Plotting code records
* * * * * * *
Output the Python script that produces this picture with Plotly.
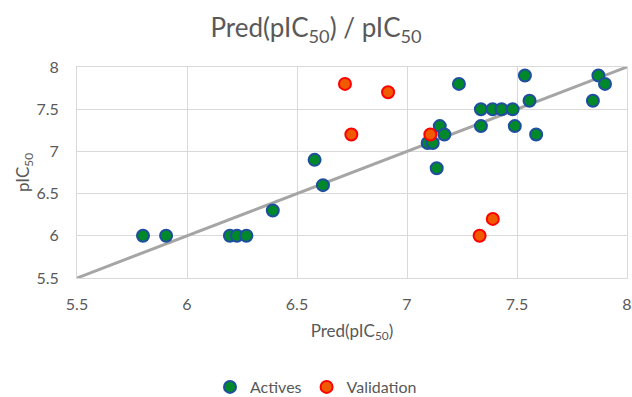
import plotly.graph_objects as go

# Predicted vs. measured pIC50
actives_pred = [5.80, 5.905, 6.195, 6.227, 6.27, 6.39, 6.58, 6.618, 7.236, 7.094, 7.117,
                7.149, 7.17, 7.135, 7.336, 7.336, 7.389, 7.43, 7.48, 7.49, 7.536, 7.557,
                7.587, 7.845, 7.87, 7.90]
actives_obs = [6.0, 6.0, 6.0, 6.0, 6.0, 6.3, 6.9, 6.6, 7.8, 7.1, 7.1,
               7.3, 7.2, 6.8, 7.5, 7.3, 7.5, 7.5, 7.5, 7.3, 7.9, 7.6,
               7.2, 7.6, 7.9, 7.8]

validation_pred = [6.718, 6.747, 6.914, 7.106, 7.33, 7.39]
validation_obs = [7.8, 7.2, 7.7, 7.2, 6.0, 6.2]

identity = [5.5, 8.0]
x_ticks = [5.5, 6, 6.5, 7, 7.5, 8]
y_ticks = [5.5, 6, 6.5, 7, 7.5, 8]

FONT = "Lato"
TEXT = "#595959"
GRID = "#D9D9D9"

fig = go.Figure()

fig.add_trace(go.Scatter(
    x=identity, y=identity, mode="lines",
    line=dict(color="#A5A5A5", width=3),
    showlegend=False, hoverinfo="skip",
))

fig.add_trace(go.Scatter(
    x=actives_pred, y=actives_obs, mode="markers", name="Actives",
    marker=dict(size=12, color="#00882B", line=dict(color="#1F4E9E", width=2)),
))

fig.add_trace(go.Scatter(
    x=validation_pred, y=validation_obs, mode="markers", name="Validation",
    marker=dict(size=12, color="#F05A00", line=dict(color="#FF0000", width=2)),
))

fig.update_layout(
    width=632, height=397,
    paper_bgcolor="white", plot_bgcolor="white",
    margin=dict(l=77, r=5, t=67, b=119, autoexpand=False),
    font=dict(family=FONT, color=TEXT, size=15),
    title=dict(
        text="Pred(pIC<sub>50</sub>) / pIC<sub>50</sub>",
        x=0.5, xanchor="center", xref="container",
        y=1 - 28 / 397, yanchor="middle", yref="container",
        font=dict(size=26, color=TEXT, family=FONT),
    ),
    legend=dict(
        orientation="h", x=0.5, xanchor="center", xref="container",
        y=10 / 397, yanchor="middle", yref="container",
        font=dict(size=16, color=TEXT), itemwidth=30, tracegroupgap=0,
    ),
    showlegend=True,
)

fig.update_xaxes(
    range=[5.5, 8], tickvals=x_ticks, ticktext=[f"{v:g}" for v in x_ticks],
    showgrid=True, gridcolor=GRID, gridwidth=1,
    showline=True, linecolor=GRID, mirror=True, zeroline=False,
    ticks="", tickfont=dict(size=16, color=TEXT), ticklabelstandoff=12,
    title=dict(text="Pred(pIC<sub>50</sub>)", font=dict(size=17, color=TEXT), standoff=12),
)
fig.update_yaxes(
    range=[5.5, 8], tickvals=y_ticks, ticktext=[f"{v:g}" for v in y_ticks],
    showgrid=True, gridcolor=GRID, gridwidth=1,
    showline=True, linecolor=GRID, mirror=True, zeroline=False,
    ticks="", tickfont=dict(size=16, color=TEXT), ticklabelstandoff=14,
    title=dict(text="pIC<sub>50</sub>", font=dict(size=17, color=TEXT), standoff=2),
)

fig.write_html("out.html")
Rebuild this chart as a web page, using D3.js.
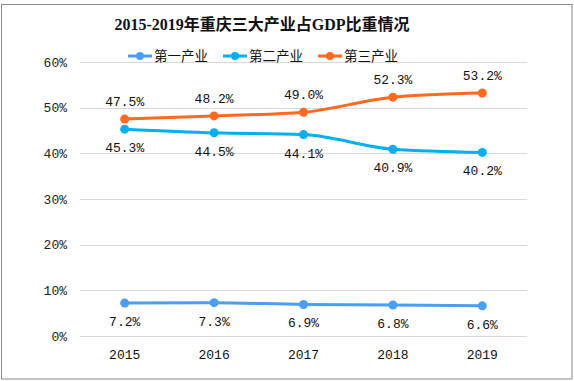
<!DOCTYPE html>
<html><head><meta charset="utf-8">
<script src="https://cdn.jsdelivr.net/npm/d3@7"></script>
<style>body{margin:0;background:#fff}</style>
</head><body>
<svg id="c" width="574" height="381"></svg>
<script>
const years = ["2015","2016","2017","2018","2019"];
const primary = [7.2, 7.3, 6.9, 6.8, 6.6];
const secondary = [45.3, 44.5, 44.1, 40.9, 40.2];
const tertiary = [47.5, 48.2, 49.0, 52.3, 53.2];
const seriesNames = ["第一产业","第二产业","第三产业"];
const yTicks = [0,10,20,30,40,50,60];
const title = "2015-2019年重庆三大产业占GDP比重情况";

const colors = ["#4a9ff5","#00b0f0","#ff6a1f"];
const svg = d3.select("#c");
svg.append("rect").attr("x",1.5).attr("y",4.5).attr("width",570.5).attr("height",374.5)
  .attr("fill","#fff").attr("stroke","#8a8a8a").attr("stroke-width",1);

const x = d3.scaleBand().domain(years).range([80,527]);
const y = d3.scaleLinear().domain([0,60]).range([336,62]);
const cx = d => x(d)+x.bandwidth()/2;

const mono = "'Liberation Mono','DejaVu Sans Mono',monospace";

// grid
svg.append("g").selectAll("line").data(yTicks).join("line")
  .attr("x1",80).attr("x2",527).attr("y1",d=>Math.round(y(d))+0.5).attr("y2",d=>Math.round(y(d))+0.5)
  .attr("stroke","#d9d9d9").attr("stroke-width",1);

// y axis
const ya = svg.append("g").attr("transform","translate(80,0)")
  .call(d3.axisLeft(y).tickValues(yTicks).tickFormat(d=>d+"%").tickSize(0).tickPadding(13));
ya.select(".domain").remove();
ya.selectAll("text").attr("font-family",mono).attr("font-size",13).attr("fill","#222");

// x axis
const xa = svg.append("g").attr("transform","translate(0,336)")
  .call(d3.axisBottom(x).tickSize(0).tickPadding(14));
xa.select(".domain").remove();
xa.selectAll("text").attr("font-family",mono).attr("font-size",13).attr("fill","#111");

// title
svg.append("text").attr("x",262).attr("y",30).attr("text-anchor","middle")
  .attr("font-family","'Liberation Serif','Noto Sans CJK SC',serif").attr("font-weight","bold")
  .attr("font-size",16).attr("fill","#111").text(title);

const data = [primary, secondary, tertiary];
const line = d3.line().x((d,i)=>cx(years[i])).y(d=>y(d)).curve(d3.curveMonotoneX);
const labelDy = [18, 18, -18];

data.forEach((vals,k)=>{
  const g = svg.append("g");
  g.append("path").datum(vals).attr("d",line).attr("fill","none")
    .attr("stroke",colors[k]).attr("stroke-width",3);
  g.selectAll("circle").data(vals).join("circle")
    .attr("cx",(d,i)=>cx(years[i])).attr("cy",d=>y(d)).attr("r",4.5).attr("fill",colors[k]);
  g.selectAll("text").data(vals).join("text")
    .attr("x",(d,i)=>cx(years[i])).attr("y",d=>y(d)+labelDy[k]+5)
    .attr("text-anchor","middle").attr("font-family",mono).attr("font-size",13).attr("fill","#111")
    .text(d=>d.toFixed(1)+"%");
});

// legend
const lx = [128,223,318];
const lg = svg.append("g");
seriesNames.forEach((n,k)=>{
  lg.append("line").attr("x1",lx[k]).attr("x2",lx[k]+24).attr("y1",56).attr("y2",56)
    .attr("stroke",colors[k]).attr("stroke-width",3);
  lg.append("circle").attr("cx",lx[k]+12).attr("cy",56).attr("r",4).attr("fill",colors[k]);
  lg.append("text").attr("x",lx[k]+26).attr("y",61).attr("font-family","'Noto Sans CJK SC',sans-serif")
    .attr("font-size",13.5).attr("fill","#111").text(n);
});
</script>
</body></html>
* * * * * * *
- [Stated goal]
Quote every entry exactly, with the pictures omitted.

- [Written solution]
Output the Python script that produces this picture with Plotly.
import plotly.graph_objects as go

# Predicted vs. measured pIC50
actives_pred = [5.80, 5.905, 6.195, 6.227, 6.27, 6.39, 6.58, 6.618, 7.236, 7.094, 7.117,
                7.149, 7.17, 7.135, 7.336, 7.336, 7.389, 7.43, 7.48, 7.49, 7.536, 7.557,
                7.587, 7.845, 7.87, 7.90]
actives_obs = [6.0, 6.0, 6.0, 6.0, 6.0, 6.3, 6.9, 6.6, 7.8, 7.1, 7.1,
               7.3, 7.2, 6.8, 7.5, 7.3, 7.5, 7.5, 7.5, 7.3, 7.9, 7.6,
               7.2, 7.6, 7.9, 7.8]

validation_pred = [6.718, 6.747, 6.914, 7.106, 7.33, 7.39]
validation_obs = [7.8, 7.2, 7.7, 7.2, 6.0, 6.2]

identity = [5.5, 8.0]
x_ticks = [5.5, 6, 6.5, 7, 7.5, 8]
y_ticks = [5.5, 6, 6.5, 7, 7.5, 8]

FONT = "Lato"
TEXT = "#595959"
GRID = "#D9D9D9"

fig = go.Figure()

fig.add_trace(go.Scatter(
    x=identity, y=identity, mode="lines",
    line=dict(color="#A5A5A5", width=3),
    showlegend=False, hoverinfo="skip",
))

fig.add_trace(go.Scatter(
    x=actives_pred, y=actives_obs, mode="markers", name="Actives",
    marker=dict(size=12, color="#00882B", line=dict(color="#1F4E9E", width=2)),
))

fig.add_trace(go.Scatter(
    x=validation_pred, y=validation_obs, mode="markers", name="Validation",
    marker=dict(size=12, color="#F05A00", line=dict(color="#FF0000", width=2)),
))

fig.update_layout(
    width=632, height=397,
    paper_bgcolor="white", plot_bgcolor="white",
    margin=dict(l=77, r=5, t=67, b=119, autoexpand=False),
    font=dict(family=FONT, color=TEXT, size=15),
    title=dict(
        text="Pred(pIC<sub>50</sub>) / pIC<sub>50</sub>",
        x=0.5, xanchor="center", xref="container",
        y=1 - 28 / 397, yanchor="middle", yref="container",
        font=dict(size=26, color=TEXT, family=FONT),
    ),
    legend=dict(
        orientation="h", x=0.5, xanchor="center", xref="container",
        y=10 / 397, yanchor="middle", yref="container",
        font=dict(size=16, color=TEXT), itemwidth=30, tracegroupgap=0,
    ),
    showlegend=True,
)

fig.update_xaxes(
    range=[5.5, 8], tickvals=x_ticks, ticktext=[f"{v:g}" for v in x_ticks],
    showgrid=True, gridcolor=GRID, gridwidth=1,
    showline=True, linecolor=GRID, mirror=True, zeroline=False,
    ticks="", tickfont=dict(size=16, color=TEXT), ticklabelstandoff=12,
    title=dict(text="Pred(pIC<sub>50</sub>)", font=dict(size=17, color=TEXT), standoff=12),
)
fig.update_yaxes(
    range=[5.5, 8], tickvals=y_ticks, ticktext=[f"{v:g}" for v in y_ticks],
    showgrid=True, gridcolor=GRID, gridwidth=1,
    showline=True, linecolor=GRID, mirror=True, zeroline=False,
    ticks="", tickfont=dict(size=16, color=TEXT), ticklabelstandoff=14,
    title=dict(text="pIC<sub>50</sub>", font=dict(size=17, color=TEXT), standoff=2),
)

fig.write_html("out.html")
Rebuild this chart as a web page, using D3.js.
<!DOCTYPE html>
<html><head><meta charset="utf-8">
<script src="https://cdn.jsdelivr.net/npm/d3@7"></script>
<style>body{margin:0;background:#fff}</style>
</head><body>
<svg id="c" width="574" height="381"></svg>
<script>
const years = ["2015","2016","2017","2018","2019"];
const primary = [7.2, 7.3, 6.9, 6.8, 6.6];
const secondary = [45.3, 44.5, 44.1, 40.9, 40.2];
const tertiary = [47.5, 48.2, 49.0, 52.3, 53.2];
const seriesNames = ["第一产业","第二产业","第三产业"];
const yTicks = [0,10,20,30,40,50,60];
const title = "2015-2019年重庆三大产业占GDP比重情况";

const colors = ["#4a9ff5","#00b0f0","#ff6a1f"];
const svg = d3.select("#c");
svg.append("rect").attr("x",1.5).attr("y",4.5).attr("width",570.5).attr("height",374.5)
  .attr("fill","#fff").attr("stroke","#8a8a8a").attr("stroke-width",1);

const x = d3.scaleBand().domain(years).range([80,527]);
const y = d3.scaleLinear().domain([0,60]).range([336,62]);
const cx = d => x(d)+x.bandwidth()/2;

const mono = "'Liberation Mono','DejaVu Sans Mono',monospace";

// grid
svg.append("g").selectAll("line").data(yTicks).join("line")
  .attr("x1",80).attr("x2",527).attr("y1",d=>Math.round(y(d))+0.5).attr("y2",d=>Math.round(y(d))+0.5)
  .attr("stroke","#d9d9d9").attr("stroke-width",1);

// y axis
const ya = svg.append("g").attr("transform","translate(80,0)")
  .call(d3.axisLeft(y).tickValues(yTicks).tickFormat(d=>d+"%").tickSize(0).tickPadding(13));
ya.select(".domain").remove();
ya.selectAll("text").attr("font-family",mono).attr("font-size",13).attr("fill","#222");

// x axis
const xa = svg.append("g").attr("transform","translate(0,336)")
  .call(d3.axisBottom(x).tickSize(0).tickPadding(14));
xa.select(".domain").remove();
xa.selectAll("text").attr("font-family",mono).attr("font-size",13).attr("fill","#111");

// title
svg.append("text").attr("x",262).attr("y",30).attr("text-anchor","middle")
  .attr("font-family","'Liberation Serif','Noto Sans CJK SC',serif").attr("font-weight","bold")
  .attr("font-size",16).attr("fill","#111").text(title);

const data = [primary, secondary, tertiary];
const line = d3.line().x((d,i)=>cx(years[i])).y(d=>y(d)).curve(d3.curveMonotoneX);
const labelDy = [18, 18, -18];

data.forEach((vals,k)=>{
  const g = svg.append("g");
  g.append("path").datum(vals).attr("d",line).attr("fill","none")
    .attr("stroke",colors[k]).attr("stroke-width",3);
  g.selectAll("circle").data(vals).join("circle")
    .attr("cx",(d,i)=>cx(years[i])).attr("cy",d=>y(d)).attr("r",4.5).attr("fill",colors[k]);
  g.selectAll("text").data(vals).join("text")
    .attr("x",(d,i)=>cx(years[i])).attr("y",d=>y(d)+labelDy[k]+5)
    .attr("text-anchor","middle").attr("font-family",mono).attr("font-size",13).attr("fill","#111")
    .text(d=>d.toFixed(1)+"%");
});

// legend
const lx = [128,223,318];
const lg = svg.append("g");
seriesNames.forEach((n,k)=>{
  lg.append("line").attr("x1",lx[k]).attr("x2",lx[k]+24).attr("y1",56).attr("y2",56)
    .attr("stroke",colors[k]).attr("stroke-width",3);
  lg.append("circle").attr("cx",lx[k]+12).attr("cy",56).attr("r",4).attr("fill",colors[k]);
  lg.append("text").attr("x",lx[k]+26).attr("y",61).attr("font-family","'Noto Sans CJK SC',sans-serif")
    .attr("font-size",13.5).attr("fill","#111").text(n);
});
</script>
</body></html>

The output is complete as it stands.